Une « reporteresse » engagée
Dès ses débuts dans le journalisme, Séverine pratique le reportage : en 1887, un incendie détruit l’Opéra-Comique et elle se rend sur place pour essayer d’en établir les causes et déterminer les responsabilités. Lorsqu’en 1890, un coup de grisou se produit dans les mines près de Saint-Étienne, elle fait le déplacement, descend dans la mine et ouvre un « carnet » afin de recueillir des dons pour aider les mineurs. En 1892, alors que des « casseuses de sucre » se sont mises en grève contre une baisse de salaire, elle s’introduit dans une usine accompagnée par des ouvrières afin de décrire avec précision leurs conditions de travail qui mettent en péril leur santé. À cette occasion, elle ne manque pas de dénoncer le train de vie luxueux de l’industriel propriétaire de l’usine. Elle pratique ainsi un « journalisme debout », à la première personne, privilégiant l’immersion qui favorise l’identification.

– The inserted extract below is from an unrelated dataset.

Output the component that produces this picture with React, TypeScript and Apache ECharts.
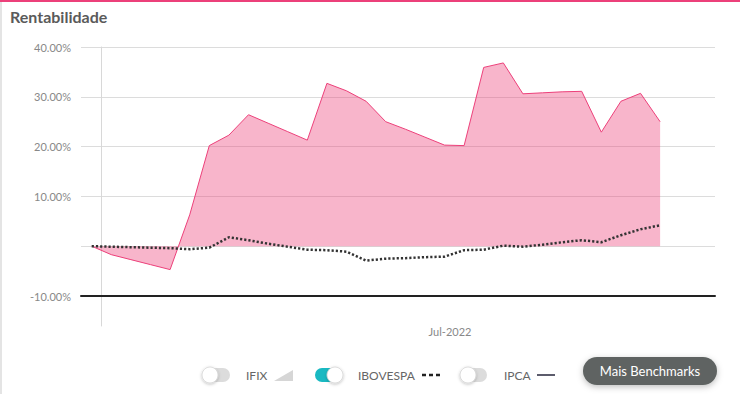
import React, { useEffect, useRef } from "react";
import * as echarts from "echarts";

// IFIX cumulative return (%), one value per observation
const ifix = [
  0, -1.7, -2.7, -3.7, -4.7, 6.3, 20.2, 22.3, 26.4, 24.7,
  23.0, 21.3, 32.7, 31.2, 29.1, 25.0, 23.5, 21.9, 20.3, 20.2,
  35.9, 36.8, 30.6, 30.8, 31.0, 31.1, 22.9, 29.1, 30.7, 25.0,
];
// IBOVESPA cumulative return (%)
const ibovespa = [
  0, -0.1, -0.2, -0.3, -0.4, -0.6, -0.3, 1.8, 1.2, 0.5,
  -0.1, -0.7, -0.8, -1.1, -2.9, -2.5, -2.4, -2.2, -2.1, -0.8,
  -0.7, 0.1, -0.1, 0.3, 0.8, 1.2, 0.8, 2.2, 3.4, 4.2,
];
const xTickLabels = ["Jul-2022"];
const xTickPositions = [18.28];
const legendNames = ["IFIX", "IBOVESPA", "IPCA"];
const buttonLabel = "Mais Benchmarks";
const titleText = "Rentabilidade";

const FONT = "Lato, 'Noto Sans', sans-serif";

export default function App() {
  const ref = useRef<HTMLDivElement>(null);
  useEffect(() => {
    const chart = echarts.init(ref.current!, null, { renderer: "svg" });
    const knob = (cx: number) => ({
      type: "circle",
      shape: { cx, cy: 375, r: 8 },
      style: {
        fill: "#fff",
        stroke: "#d4d4d4",
        lineWidth: 0.8,
        shadowBlur: 3,
        shadowColor: "rgba(0,0,0,0.25)",
        shadowOffsetY: 1,
      },
      z: 11,
    });
    const track = (x: number, fill: string) => ({
      type: "rect",
      shape: { x, y: 368, width: 27, height: 14, r: 7 },
      style: { fill },
      z: 10,
    });
    const legendText = (x: number, text: string) => ({
      type: "text",
      x,
      y: 375,
      style: { text, font: `12px ${FONT}`, fill: "#666", align: "left", verticalAlign: "middle" },
      z: 10,
    });
    chart.setOption({
      animation: false,
      textStyle: { fontFamily: FONT },
      grid: [
        { left: 81, right: 25, top: 47, bottom: 98 },
        { left: 101, width: 1, top: 47, bottom: 68 },
      ],
      xAxis: [
        {
          type: "value",
          gridIndex: 0,
          min: -0.546,
          max: 31.8,
          axisLine: { show: true, onZero: false, lineStyle: { color: "#222", width: 2 } },
          axisTick: { show: false },
          splitLine: { show: false },
          axisLabel: {
            customValues: xTickPositions,
            margin: 30,
            color: "#888",
            fontSize: 11,
            fontFamily: FONT,
            formatter: (v: number) => {
              const i = xTickPositions.indexOf(v);
              return i >= 0 ? xTickLabels[i] : "";
            },
          },
        },
        { type: "value", gridIndex: 1, min: 0, max: 1, show: false },
      ],
      yAxis: [
        {
          type: "value",
          gridIndex: 0,
          min: -10,
          max: 40,
          interval: 10,
          axisLine: { show: false },
          axisTick: { show: false },
          splitLine: { lineStyle: { color: "#dcdcdc", width: 1 } },
          axisLabel: {
            margin: 10,
            color: "#888",
            fontSize: 11,
            fontFamily: FONT,
            formatter: (v: number) => (v === 0 ? "" : v.toFixed(2) + "%"),
          },
        },
        {
          type: "value",
          gridIndex: 1,
          min: 0,
          max: 1,
          axisLine: { show: true, onZero: false, lineStyle: { color: "#d8d8d8", width: 1 } },
          axisTick: { show: false },
          axisLabel: { show: false },
          splitLine: { show: false },
        },
      ],
      series: [
        {
          name: "IFIX",
          type: "line",
          xAxisIndex: 0,
          yAxisIndex: 0,
          data: ifix.map((v, i) => [i, v]),
          symbol: "none",
          lineStyle: { color: "#ec407a", width: 1 },
          itemStyle: { color: "#ec407a" },
          areaStyle: { color: "#ec407a", opacity: 0.39 },
          z: 2,
        },
        {
          name: "IBOVESPA",
          type: "line",
          xAxisIndex: 0,
          yAxisIndex: 0,
          data: ibovespa.map((v, i) => [i, v]),
          symbol: "none",
          lineStyle: { color: "#333", width: 2.5, type: [2.2, 2], cap: "butt" },
          itemStyle: { color: "#333" },
          z: 3,
        },
      ],
      graphic: [
        { type: "rect", shape: { x: 0, y: 0, width: 740, height: 2 }, style: { fill: "#ec407a" }, z: 10 },
        { type: "rect", shape: { x: 0, y: 2, width: 2, height: 392 }, style: { fill: "#e4e4e4" }, z: 10 },
        {
          type: "text",
          x: 10,
          y: 16,
          style: { text: titleText, font: `bold 16px ${FONT}`, fill: "#5a5a5a", align: "left", verticalAlign: "middle" },
          z: 10,
        },
        track(203, "#dcdcdc"),
        knob(210),
        legendText(246, legendNames[0]),
        {
          type: "polygon",
          shape: { points: [[274, 381], [293, 381], [293, 370]] },
          style: { fill: "#d6d6d6" },
          z: 10,
        },
        track(315, "#19b9c2"),
        knob(335),
        legendText(358, legendNames[1]),
        {
          type: "line",
          shape: { x1: 422, y1: 375, x2: 440, y2: 375 },
          style: { stroke: "#222", lineWidth: 2.5, lineDash: [4, 3] },
          z: 10,
        },
        track(460, "#dcdcdc"),
        knob(468),
        legendText(504, legendNames[2]),
        {
          type: "line",
          shape: { x1: 537, y1: 375, x2: 555, y2: 375 },
          style: { stroke: "#5c5c6c", lineWidth: 2 },
          z: 10,
        },
        {
          type: "rect",
          shape: { x: 583, y: 357, width: 134, height: 28, r: 14 },
          style: { fill: "#5f6462", shadowBlur: 6, shadowColor: "rgba(0,0,0,0.25)", shadowOffsetY: 2 },
          z: 10,
        },
        {
          type: "text",
          x: 650,
          y: 371,
          style: { text: buttonLabel, font: `13px ${FONT}`, fill: "#fff", align: "center", verticalAlign: "middle" },
          z: 11,
        },
      ],
    });
    return () => chart.dispose();
  }, []);
  return (
    <div
      ref={ref}
      style={{ position: "fixed", left: 0, top: 0, width: 740, height: 394, background: "#fff" }}
    />
  );
}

Une frondeuse de la première heure
En 1897, Marguerite Durand fonde La Fronde, quotidien « politique et littéraire », « dirigé, administré, rédigé, composé exclusivement par des femmes » et elle fait appel à Séverine. Rapidement, le quotidien, qui accueille toutes les grandes plumes féministes de l’époque, est salué pour son sérieux et s’engage aux côtés de Dreyfus, en publiant le « J’accuse… ! » de Zola dès le 14 janvier 1898 et en envoyant trois femmes à Rennes pour rendre compte du second procès qui se tient du 7 août au 9 septembre 1899. Séverine est bien sûr du voyage et rédige une série de chroniques judiciaires qu’elle regroupe en 1900 dans le recueil Vers la lumière… Cet engagement a des conséquences directes sur sa carrière puisque certains journaux cessent toute collaboration avec elle. L’expérience de La Fronde, qui s’achève en 1905, scelle une amitié durable entre Séverine et Marguerite Durand : cette dernière rachète la maison de Pierrefonds à la mort de son amie pour en faire une résidence d’été des femmes journalistes.

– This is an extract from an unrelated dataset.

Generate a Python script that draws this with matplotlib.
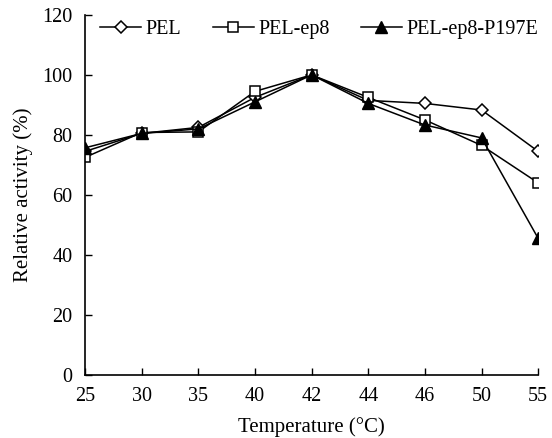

Une Pétrifontaine d’adoption
Séverine commence à fréquenter Pierrefonds-les-Bains, ville thermale reliée à Paris par le train, dès les années 1896, mais c’est en 1904 qu’elle y achète la maison qu’elle baptise « Les Trois Marches » en souvenir de l’auberge où elle s’était installée à Rennes lors du deuxième procès Dreyfus. Séverine, née à Paris et profondément parisienne, trouve à Pierrefonds un refuge loin du tumulte parisien et des attaques dont elle fait l’objet, où elle peut accueillir proches et amis et vivre entourée de ses animaux. Elle y vit jusqu’à sa mort le 23 avril 1929 et y est enterrée en face de son mari. Sur sa tombe, est gravé : « J’ai toujours lutté pour la Paix, la Justice et la Fraternité. »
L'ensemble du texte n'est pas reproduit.